2000s >> 2005 >> no-1215-november-2005

Editorial: Forget,forget the 5th of November – and Trafalgar Day

“The only man to enter Parliament with good intentions”. So some describe Guy Fawkes, though this isn’t the official line on the Gunpowder Plot which was uncovered four hundred years ago this month. Actually, this saying is wrong on two counts. Guy Fawkes did not enter Parliament with good intentions, and to wish to blow up Parliament can’t really be said to be a good intention (blowing them up wouldn‘t achieve anything; voting them out is the intelligent thing to do).

Four hundred years ago the English ruling class was engaged in a life-and-death struggle with Spain which, with the backing of the Pope, was trying to incorporate England into a revived Holy Roman Empire. Capitalism had only come into being in the previous hundred years or so and the English ruling class was in the process of transforming itself from a serf-exploiting feudal nobility into a ruling class whose wealth and power would be based on producing for and trading on the world market. To achieve this it was essential to avoiding being incorporated to an economically stagnant Absolutist Empire such as Spain was trying to establish in Europe.

The ideological smokescreen under which this conflict of economic interest was fought out was Protestantism versus Catholicism. Henry VIII had broken with the Pope in 1529 and Protestantism became the ideology of that section of the English ruling class striving for a national capitalist state. Catholicism that of its enemies. Throughout the 16th century in England, Catholics and Protestants were successively burned at the stake. Guy Fawkes was a Catholic and had entered Parliament with a view to blowing it up in a bid to re-establish a Catholic regime in England.

From the point of view of the English ruling class, he was a traitor, and has traditionally been portrayed as such in school history books. In fact, anti-Catholicism remained a key feature of English nationalism right up until the end of the 19th century. By then it had become an anachronism. England – since the union with Scotland in 1707, “Great Britain” – had long since established itself as the leading capitalist power in the world and was no longer under even the remotest threat of being incorporated into some backward-looking Absolutist Catholic Empire.

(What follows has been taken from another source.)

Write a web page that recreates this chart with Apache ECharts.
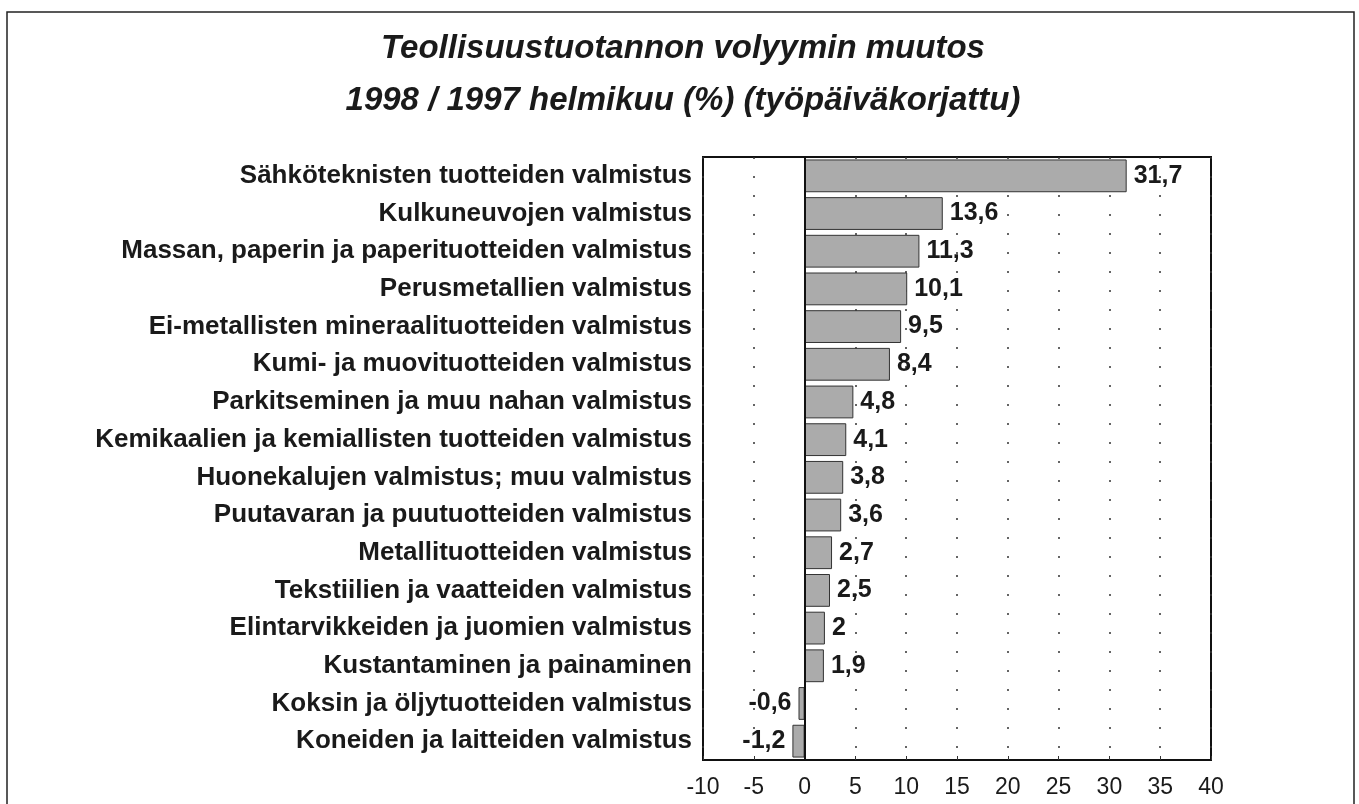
<!DOCTYPE html>
<html>
<head>
<meta charset="utf-8">
<script src="https://cdn.jsdelivr.net/npm/echarts@6/dist/echarts.min.js"></script>
<style>
	html, body { margin: 0; padding: 0; background: #fff; }
	#chart { width: 1359px; height: 804px; }
</style>
</head>
<body>
<div id="chart"></div>
<script>
// toimialat ylhäältä alas
var categories = [
	'Sähköteknisten tuotteiden valmistus',
	'Kulkuneuvojen valmistus',
	'Massan, paperin ja paperituotteiden valmistus',
	'Perusmetallien valmistus',
	'Ei-metallisten mineraalituotteiden valmistus',
	'Kumi- ja muovituotteiden valmistus',
	'Parkitseminen ja muu nahan valmistus',
	'Kemikaalien ja kemiallisten tuotteiden valmistus',
	'Huonekalujen valmistus; muu valmistus',
	'Puutavaran ja puutuotteiden valmistus',
	'Metallituotteiden valmistus',
	'Tekstiilien ja vaatteiden valmistus',
	'Elintarvikkeiden ja juomien valmistus',
	'Kustantaminen ja painaminen',
	'Koksin ja öljytuotteiden valmistus',
	'Koneiden ja laitteiden valmistus'
];
var muutos = [31.7, 13.6, 11.3, 10.1, 9.5, 8.4, 4.8, 4.1, 3.8, 3.6, 2.7, 2.5, 2, 1.9, -0.6, -1.2];
var xMin = -10, xMax = 40, xStep = 5;

var font = '"Liberation Sans", Arial, sans-serif';

var barData = muutos.map(function(v) {
	return {
		value : v,
		label : { position : v < 0 ? 'left' : 'right' }
	};
});

var chart = echarts.init(document.getElementById('chart'));
chart.setOption({
	backgroundColor : '#fff',
	animation : false,
	title : {
		text : 'Teollisuustuotannon volyymin muutos\n1998 / 1997 helmikuu (%) (työpäiväkorjattu)',
		left : 678,
		textAlign : 'center',
		top : 18,
		textStyle : {
			fontFamily : font,
			fontStyle : 'italic',
			fontWeight : 'bold',
			fontSize : 33,
			lineHeight : 52,
			color : '#1a1a1a'
		}
	},
	graphic : [{
		type : 'rect',
		shape : { x : 7, y : 12, width : 1347, height : 820 },
		style : { fill : 'none', stroke : '#222', lineWidth : 1.5 },
		silent : true
	}],
	grid : {
		left : 703,
		right : 148,
		top : 157,
		bottom : 44,
		show : true,
		borderColor : '#111',
		borderWidth : 2,
		backgroundColor : 'transparent'
	},
	xAxis : {
		type : 'value',
		min : xMin,
		max : xMax,
		interval : xStep,
		axisLine : { show : false },
		axisTick : { show : true, inside : true, length : 4, lineStyle : { color : '#333' } },
		axisLabel : {
			fontFamily : font,
			fontSize : 23,
			color : '#1a1a1a',
			margin : 16
		},
		splitLine : {
			show : true,
			lineStyle : { color : '#333', width : 1.5, type : [2, 17] }
		}
	},
	yAxis : {
		type : 'category',
		data : categories,
		inverse : true,
		axisLine : { show : false, onZero : false },
		axisTick : { show : false },
		axisLabel : {
			fontFamily : font,
			fontWeight : 'bold',
			fontSize : 26,
			color : '#1a1a1a',
			margin : 11
		},
		splitLine : { show : false }
	},
	series : [{
		name : 'muutos',
		type : 'bar',
		data : barData,
		barCategoryGap : '13%',
		itemStyle : {
			color : '#ababab',
			borderColor : '#333',
			borderWidth : 1
		},
		label : {
			show : true,
			fontFamily : font,
			fontWeight : 'bold',
			fontSize : 25,
			color : '#1a1a1a',
			distance : 7,
			formatter : function(p) {
				return String(p.value).replace('.', ',');
			}
		},
		markLine : {
			silent : true,
			symbol : 'none',
			label : { show : false },
			lineStyle : { color : '#111', width : 2, type : 'solid' },
			data : [{ xAxis : 0 }]
		}
	}]
});
</script>
</body>
</html>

In view of the anti-Catholic aspect the media didn’t know quite how to mark the 400th anniversary of the Gunpowder Plot. They had no such doubts about how to mark the 200th anniversary of the Battle of Trafalgar – by an obscene display of jingoistic nationalism.

The ground had already been prepared by London’s successful bid to stage the 2012 Olympics and England’s regaining of the Ashes from Australia, both of which saw a mindless mob gather in Trafalgar Square to sing jingo songs known to socialists as “Fool Britannia”, “Land of Dopes and Tories”, “Good Save the Queen (and all who sail in her)” as well as – though quite out of place – Blake’s “Jerusalem”.

Socialists are utterly opposed to such manifestations of nationalism. In fact, we find disturbing the revival of nationalism in Britain in recent decades, as seen in the acceptance into the mainstream of formerly fascist usages such as the term “Briton” and the flag of St. George. At one time, British patriots used to call on people to die for their “country”, i.e. for the state which for accidental historical reasons happened to have jurisdiction over the geographical area where they lived. Nowadays, the appeal is to the “nation”, i.e. to an imaginary community. But there never can be any real community under capitalism. A “nation” is a false community, and a dangerous illusion because of its divisive nature.

Britain, like every other country or state in the world, is class-divided: a minority of rich owners and the rest of us. We have no interests in common with them and anything which encourages the illusion that all the people of Britain form a community with a common interest can only serve their interests. They need us to believe this because their rule and privileges depend on our acceptance. They are few but we are many. They know this but most of us don’t, yet.

When we do then we will see that the only community possible today, given the integration of the world economy, is a world community. But to be a real community there must be no class division. There must be common ownership of the globe’s resources so that they can be used for the benefit of all the members of the human race. We will then recognise ourselves, not as British, French, American, Australian or any of the other labels our rulers impose on us, but as members of the human race, citizens of the world, Earthpeople. Then the sort of narrow-minded nationalism orchestrated on Trafalgar Day – and let’s hope it’s not going to become an annual event – will be looked back on with a shudder as a manifestation of a barbarous past when ruling classes incited people to regard themselves as members of rival, competing “nations”.